C’est un secret de Polichinelle, mais cette fois, les preuves sont sur la table : le Groupe Bernard Hayot (GBH), géant omniprésent en Outre-mer, se gave littéralement sur le dos des habitants. Une enquête de Libération dévoile comment cette multinationale impose des marges indécentes sur les produits de première nécessité, plongeant un peu plus les territoires ultramarins dans la précarité.

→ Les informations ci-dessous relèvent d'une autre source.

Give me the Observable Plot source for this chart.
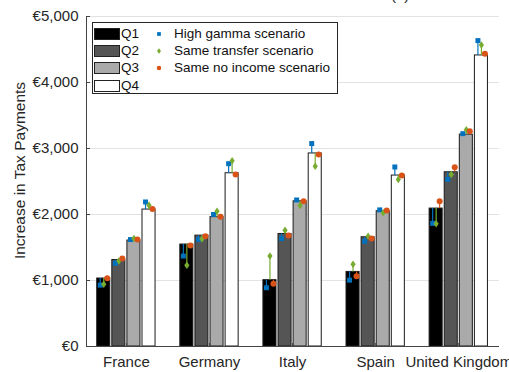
<!DOCTYPE html>
<html>
<head>
<meta charset="utf-8">
<script src="https://cdn.jsdelivr.net/npm/d3@7"></script>
<script src="https://cdn.jsdelivr.net/npm/@observablehq/plot@0.6"></script>
<style>
  html, body { margin: 0; padding: 0; background: #fff; }
  #wrap { position: relative; width: 509px; height: 372px; overflow: hidden;
          font-family: "Liberation Sans", Arial, sans-serif; color: #262626; }
  #panel { position: absolute; left: 391px; top: -13px; font-size: 15px; line-height: 15px; white-space: nowrap; }
  #legend { position: absolute; left: 92px; top: 22px; width: 244px; height: 70px; box-sizing: content-box;
            border: 1px solid #262626; background: #fff; font-size: 13.5px; color: #111; }
  #legend .item { position: absolute; white-space: nowrap; line-height: 14px; }
  #legend .swatch { position: absolute; width: 26px; height: 12px; box-sizing: border-box; border: 1px solid #222; }
  #legend svg { position: absolute; overflow: visible; }
</style>
</head>
<body>
<div id="wrap"><div id="panel">(a)</div></div>
<script>
// Countries along the x axis and income quartiles within each group
const countries = ["France", "Germany", "Italy", "Spain", "United Kingdom"];
const quartiles = ["Q1", "Q2", "Q3", "Q4"];
const quartileFill = ["#000000", "#555555", "#aaaaaa", "#ffffff"];

// Increase in tax payments (€), one row per country, columns Q1..Q4
const baseline     = [[1030, 1310, 1605, 2075], [1545, 1680, 1960, 2625], [1005, 1705, 2200, 2925], [1130, 1655, 2050, 2590], [2090, 2640, 3210, 4410]];
const highGamma    = [[ 930, 1260, 1620, 2190], [1370, 1620, 2000, 2770], [ 890, 1635, 2220, 3075], [1005, 1595, 2070, 2720], [1865, 2530, 3225, 4635]];
const sameTransfer = [[ 945, 1295, 1635, 2140], [1230, 1630, 2050, 2815], [1370, 1760, 2135, 2730], [1245, 1670, 2025, 2530], [1860, 2605, 3285, 4570]];
const sameNoIncome = [[1035, 1335, 1620, 2085], [1530, 1670, 1965, 2605], [ 950, 1680, 2200, 2910], [1065, 1635, 2060, 2590], [2200, 2715, 3260, 4435]];

const scenarioNames  = ["High gamma scenario", "Same transfer scenario", "Same no income scenario"];
const scenarioColors = ["#0072bd", "#77ac30", "#d95319"];

// A diamond a little wider than d3's default one
const wideDiamond = {
  draw(context, size) {
    const h = Math.sqrt(size / 1.4);
    const w = h * 0.7;
    context.moveTo(0, -h);
    context.lineTo(w, 0);
    context.lineTo(0, h);
    context.lineTo(-w, 0);
    context.closePath();
  }
};
const scenarioSymbols = [d3.symbolSquare, wideDiamond, d3.symbolCircle];
const scenarioSizes = [2.8, 2.5, 3.0];

const yTicks = [0, 1000, 2000, 3000, 4000, 5000];
const xDomain = [0.52, 5.49];

// Layout of bars within a country group (in x-axis units)
const barStep = 0.1816, barWidth = 0.157, markerShift = 0.042;
const barCenter = (ci, qi) => ci + 1 + (qi - 1.5) * barStep;

const bars = [];
baseline.forEach((row, ci) => row.forEach((v, qi) => bars.push({ci, qi, quartile: quartiles[qi], value: v})));

const scenarioData = [highGamma, sameTransfer, sameNoIncome];
const points = scenarioData.map((table, s) => {
  const out = [];
  table.forEach((row, ci) => row.forEach((v, qi) =>
    out.push({ci, qi, s, value: v, base: baseline[ci][qi], x: barCenter(ci, qi) + (s - 1) * markerShift})));
  return out;
});

const euro = d => "€" + d3.format(",")(d);

const marks = [
  Plot.ruleY(yTicks.filter(d => d > 0), {stroke: "#e2e2e2", strokeWidth: 1}),
  Plot.rectY(bars, {
    x1: d => barCenter(d.ci, d.qi) - barWidth / 2,
    x2: d => barCenter(d.ci, d.qi) + barWidth / 2,
    y: "value", fill: "quartile", stroke: "#1a1a1a", strokeWidth: 1
  }),
  // stems joining each bar top to the scenario estimates
  ...points.map((pts, s) => Plot.ruleX(pts, {x: "x", y1: "base", y2: "value", stroke: scenarioColors[s], strokeWidth: 1.2})),
  ...points.map((pts, s) => Plot.dot(pts, {x: "x", y: "value", symbol: scenarioSymbols[s], r: scenarioSizes[s], fill: scenarioColors[s], stroke: "none"})),
  Plot.ruleX([xDomain[0]], {stroke: "#444", strokeWidth: 1}),
  Plot.ruleY([0], {stroke: "#444", strokeWidth: 1}),
  Plot.axisY({ticks: yTicks, tickSize: 0, tickPadding: 8, tickFormat: euro, label: null, fill: "#262626"}),
  Plot.axisY({ticks: yTicks, tickSize: 4, dx: 4, fill: "none", stroke: "#444", label: null}),
  Plot.axisX({ticks: [1, 2, 3, 4, 5], tickSize: 0, tickPadding: 10, tickFormat: d => countries[d - 1], label: null, fill: "#262626"}),
  Plot.axisX({ticks: [1, 2, 3, 4, 5], tickSize: 3, dy: -3, fill: "none", stroke: "#444", label: null}),
  Plot.text(["Increase in Tax Payments"], {frameAnchor: "left", textAnchor: "middle", rotate: -90, dx: -66, dy: -11, fontSize: 15.5, fill: "#262626"})
];

const chart = Plot.plot({
  width: 509, height: 372,
  marginLeft: 86, marginRight: 10, marginTop: 16, marginBottom: 26,
  x: {domain: xDomain},
  y: {domain: [0, 5000]},
  color: {domain: quartiles, range: quartileFill},
  style: {fontFamily: "Liberation Sans, Arial, sans-serif", fontSize: "15px", background: "#fff", color: "#262626", overflow: "visible"},
  marks
});

const wrap = document.getElementById("wrap");
wrap.insertBefore(chart, wrap.firstChild);

// Legend box inside the axes
const legend = document.createElement("div");
legend.id = "legend";
const rowY = i => 11 + i * 17.2;
quartiles.forEach((q, i) => {
  const sw = document.createElement("div");
  sw.className = "swatch";
  sw.style.left = "1px";
  sw.style.top = (rowY(i) - 6) + "px";
  sw.style.background = quartileFill[i];
  legend.appendChild(sw);
  const t = document.createElement("div");
  t.className = "item";
  t.style.left = "28px";
  t.style.top = (rowY(i) - 7) + "px";
  t.textContent = q;
  legend.appendChild(t);
});
scenarioNames.forEach((name, i) => {
  const svg = d3.create("svg").attr("width", 10).attr("height", 10)
    .style("left", "61px").style("top", (rowY(i) - 5) + "px");
  const r = scenarioSizes[i] * 0.75;
  svg.append("path")
    .attr("transform", "translate(5,5)")
    .attr("d", d3.symbol(scenarioSymbols[i], r * r * Math.PI)())
    .attr("fill", scenarioColors[i]);
  legend.appendChild(svg.node());
  const t = document.createElement("div");
  t.className = "item";
  t.style.left = "81px";
  t.style.top = (rowY(i) - 7) + "px";
  t.textContent = name;
  legend.appendChild(t);
});
wrap.appendChild(legend);
</script>
</body>
</html>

GBH, c’est 4,5 milliards d’euros de chiffre d’affaires, avec un contrôle quasi total des marchés : grande distribution, automobile, agriculture… Rien n’échappe à son emprise. En Martinique, par exemple, les prix alimentaires sont en moyenne 42 % plus chers qu’en métropole. Et côté bagnoles, c’est pas mieux : vendre une Dacia ou une Renault rapporte entre 18 % et 28 % de marge nette, soit trois à quatre fois plus qu’en métropole. Une concession peut ainsi se mettre 5 000 euros dans la poche sur une voiture à 20 000 euros.
Silence dans les rangs
Le groupe cultive une véritable omerta. » Aucun chiffre ne doit filtrer, même en interne « , rapporte un cadre, écoeuré par les pratiques de son employeur. Les marges sont masquées, les prix gonflés, et même les constructeurs sont enfumés. Lors de visites commerciales, les tarifs affichés sont trafiqués pour cacher les bénéfices réalisés.

Quand GBH tente de justifier ses tarifs exorbitants, l’excuse tombe à plat. » Les frais d’approche « , disent-ils. Mais selon Libération, l’octroi de mer et la TVA locale n’expliquent pas les écarts de prix astronomiques. En clair, ce sont les habitants qui trinquent pour engraisser la machine à profit.
Héritage colonial
Ne nous voilons pas la face : cette hégémonie trouve ses racines dans l’histoire coloniale. Bernard Hayot, descendant d’une famille de colons martiniquais, a bâti son empire sur l’exploitation de » l’or blanc » – le sucre – et la sueur d’esclaves. Aujourd’hui, son groupe profite d’un quasi-monopole, captant jusqu’à 37 % du marché alimentaire à la Réunion.
Pendant que les ultramarins peinent à boucler les fins de mois, GBH affiche des marges dignes d’un jackpot. Et malgré les enquêtes parlementaires ou les révoltes populaires, l’État, comme toujours, continue de détourner les yeux.
Les habitants des Antilles, de la Réunion, de Kanaky ou de Mayotte n’ont pas besoin de discours. Ils ont besoin de justice. Face à l’avidité de groupes comme GBH, la lutte doit s’intensifier pour briser ce cercle vicieux d’exploitation. Car en Outre-mer comme ailleurs, la dignité ne se marchande pas.